Moments later, by unanimous voice vote, the House approved H.R. 1026. Democratic Leader Scott Inman of Del City had encouraged his members not to object, procedurally, to pulling the measure to the floor for consideration, Capitol sources have said.

The resolution directs the Fred Jones Jr. Art Museum at the University of Oklahoma in Norman to engage in “provenance research” (looking into the chronology of the ownership and custody of an object) concerning “Shepherdess Bringing in the Sheep,” an Impressionist painting by Camille Pissaso. Leone Meyer, heir of the family that owned the painting, has long sought return of the piece stolen from her family by Nazis in France during World War II.

Rep. Wesselhoft, who briefed CapitolBeatOK on the resolution’s passage shortly after the House adjourned Friday evening, said in a past statement, “I have worked tirelessly to make sure my colleagues understand the story behind the painting.”

The measure notes that “during the Nazi era, 1933 through 1945, as a result of actions taken by the Nazis and their collaborators in furtherance of the Holocaust, objects were acquired through theft, confiscation, coercive transfer and other methods of wrongful expropriation.”

Museums, Wesselhoft’s resolution declares, “are not only required to act legally but also ethically and morally, as well as take affirmative steps to maintain integrity so as to warrant public confidence.”

Under ethical provisions honored by museums in the United States and around the world, curators and staff promise to make clear the origins of an art work, “if credible evidence of unlawful appropriation without subsequent restitution is discovered.”

The resolution encourages action by OU President David Boren and the member of the Board of Regents: “If it is determined from provenance research that an object in its collection was unlawfully appropriated during the Nazi era without subsequent restitution, the House of Representatives hereby directs the University of Oklahoma and the Fred Jones Jr Museum of Art to resolve the matter in an equitable, appropriate, and mutually agreeable manner, including restitution.”

The Pissaro painting has a “back story” similar to that of a masterful work at the center of “Woman in Gold,” an acclaimed motion picture starring Helen Mirren and Ryan Reynolds.

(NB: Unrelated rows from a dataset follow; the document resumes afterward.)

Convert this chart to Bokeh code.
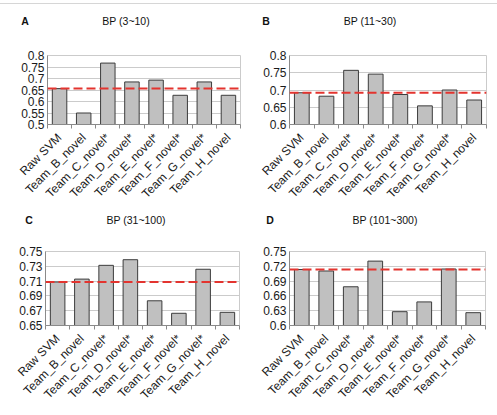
from math import pi

from bokeh.embed import file_html
from bokeh.layouts import column, row
from bokeh.models import Div, FixedTicker, Range1d, Span
from bokeh.plotting import figure
from bokeh.resources import INLINE

# Methods compared in every panel
methods = ["Raw SVM", "Team_B_novel", "Team_C_novel*", "Team_D_novel*",
           "Team_E_novel*", "Team_F_novel*", "Team_G_novel*", "Team_H_novel"]

# Scores per binding-protein size bin
bp_3_10 = [0.656, 0.550, 0.767, 0.685, 0.693, 0.627, 0.685, 0.627]
bp_11_30 = [0.692, 0.682, 0.757, 0.746, 0.687, 0.654, 0.700, 0.671]
bp_31_100 = [0.7088, 0.7127, 0.7313, 0.7389, 0.6834, 0.6665, 0.7260, 0.6678]
bp_101_300 = [0.7135, 0.7105, 0.6785, 0.7305, 0.6280, 0.6478, 0.7145, 0.6260]

# Y tick values per panel
ticks_3_10 = [0.5, 0.55, 0.6, 0.65, 0.7, 0.75, 0.8]
ticks_11_30 = [0.6, 0.65, 0.7, 0.75, 0.8]
ticks_31_100 = [0.65, 0.67, 0.69, 0.71, 0.73, 0.75]
ticks_101_300 = [0.6, 0.63, 0.66, 0.69, 0.72, 0.75]

panel_letters = ["A", "B", "C", "D"]
panel_titles = ["BP (3~10)", "BP (11~30)", "BP (31~100)", "BP (101~300)"]

FONT = "Liberation Sans"
BAR_FILL = "#c0c0c0"
BAR_LINE = "#3c3c3c"
GRID = "#cbcbcb"
AXIS = "#8a8a8a"
RED = "#e3342f"
RULE = "#d6d6d6"
TEXT = "#1a1a1a"
PAGE_W = 497


def panel(vals, ticks, width, height, borders):
    left, right, top, bottom = borders
    p = figure(width=width, height=height, output_backend="svg",
               toolbar_location=None, tools="",
               x_range=Range1d(0, len(vals)),
               y_range=Range1d(ticks[0], ticks[-1]),
               min_border_left=left, min_border_right=right,
               min_border_top=top, min_border_bottom=bottom)
    p.background_fill_color = "white"
    p.border_fill_color = "white"
    p.outline_line_color = GRID

    centers = [i + 0.5 for i in range(len(vals))]
    p.vbar(x=centers, top=vals, bottom=ticks[0], width=0.6,
           fill_color=BAR_FILL, line_color=BAR_LINE, line_width=1)

    # Raw SVM reference level
    p.add_layout(Span(location=vals[0], dimension="width", line_color=RED,
                      line_width=2, line_dash="9 4"))

    # y axis
    ya = p.yaxis[0]
    ya.ticker = FixedTicker(ticks=ticks)
    ya.major_label_overrides = {t: f"{t:g}" for t in ticks}
    ya.major_tick_out = 0
    ya.major_tick_in = 0
    ya.minor_tick_out = 0
    ya.minor_tick_in = 0
    ya.axis_line_color = AXIS
    ya.major_label_standoff = 3
    ya.major_label_text_font = FONT
    ya.major_label_text_font_size = "12px"
    ya.major_label_text_color = TEXT

    # x axis: labels at bar centres, tick marks between categories
    xa = p.xaxis[0]
    xa.ticker = FixedTicker(ticks=centers, minor_ticks=list(range(len(vals) + 1)))
    xa.major_label_overrides = {c: m for c, m in zip(centers, methods)}
    xa.major_label_orientation = pi / 4
    xa.major_tick_out = 0
    xa.major_tick_in = 0
    xa.minor_tick_out = 4
    xa.minor_tick_in = 0
    xa.minor_tick_line_color = AXIS
    xa.axis_line_color = AXIS
    xa.major_label_standoff = 7
    xa.major_label_text_font = FONT
    xa.major_label_text_font_size = "12px"
    xa.major_label_text_color = TEXT

    p.xgrid.visible = False
    p.ygrid.grid_line_color = GRID
    return p


def header(height, items, rule_top=None):
    """A strip holding panel letters and titles (centred at given x, y)."""
    parts = [f'<div style="position:relative;width:{PAGE_W}px;height:{height}px;'
             f'font-family:\'{FONT}\',Arial,sans-serif;color:#111;">']
    if rule_top is not None:
        parts.append(f'<div style="position:absolute;left:0;top:{rule_top}px;'
                     f'width:{PAGE_W}px;height:1px;background:{RULE};"></div>')
    for text, x, y, bold in items:
        weight = "bold" if bold else "normal"
        parts.append(f'<span style="position:absolute;left:{x}px;top:{y}px;'
                     f'transform:translate(-50%,-50%);font-size:10.5px;'
                     f'font-weight:{weight};white-space:nowrap;line-height:1;">'
                     f'{text}</span>')
    parts.append("</div>")
    return Div(text="".join(parts), width=PAGE_W, height=height, margin=0,
               styles={"overflow": "hidden"})


top_header = header(43, [(panel_letters[0], 25, 21, True),
                         (panel_titles[0], 126, 21, False),
                         (panel_letters[1], 266, 21, True),
                         (panel_titles[1], 370, 21, False)], rule_top=3)
mid_header = header(33, [(panel_letters[2], 29, 12, True),
                         (panel_titles[2], 136, 12, False),
                         (panel_letters[3], 270, 12, True),
                         (panel_titles[3], 385, 12, False)])
bottom_rule = header(2, [], rule_top=0)

pa = panel(bp_3_10, ticks_3_10, 248, 165, (47, 8, 12, 79))
pb = panel(bp_11_30, ticks_11_30, 249, 165, (41, 11, 12, 78))
pc = panel(bp_31_100, ticks_31_100, 248, 168, (45, 9, 10, 82))
pd = panel(bp_101_300, ticks_101_300, 249, 168, (41, 12, 10, 82))

layout = column(top_header, row(pa, pb, spacing=0), mid_header,
                row(pc, pd, spacing=0), bottom_rule, spacing=0)

html = file_html(layout, INLINE, title="BP panels")
# keep the page itself from showing scroll bars
html = html.replace("<head>", "<head><style>html,body{margin:0;overflow:hidden;}</style>", 1)
open("out.html", "w").write(html)
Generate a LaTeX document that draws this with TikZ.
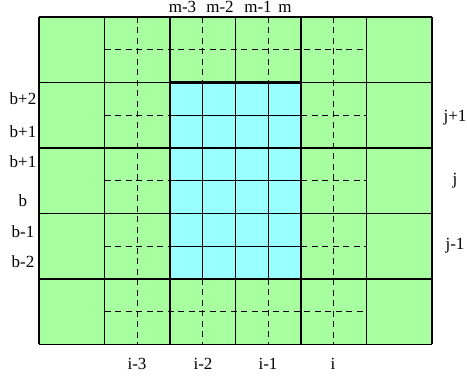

In that matter, a California woman was able to regain custody of the painting Nazis stole from her family in Austria after the takeover of that country by the German Army in the 1930s. 

Friday evening, among those aware of the House chamber’s subdued but definitive action on H.R. 1026, a gentle debate was held during discussion of passage. One camp considered passed a “miracle,” but another called it a gift from “Providence.”

A miracle is a suspension of the rules of nature, such as a person’s resurrection from the dead, or instantaneous cure of a cancer or of a crippling disability.

On the other hand, an act of Providence is a matter of something beyond ourselves, arranging for women and men to collaborate, even if unknowingly, in a righteous deed.

As this story was written, debate on the matter had reached no definitive conclusion. The precise origins of this particular blessing or blessings will likely remain a matter of informed conjecture.

Still, in the course of human events, in this particular set of events, it seems that “Providence” might serve as the best source of understanding.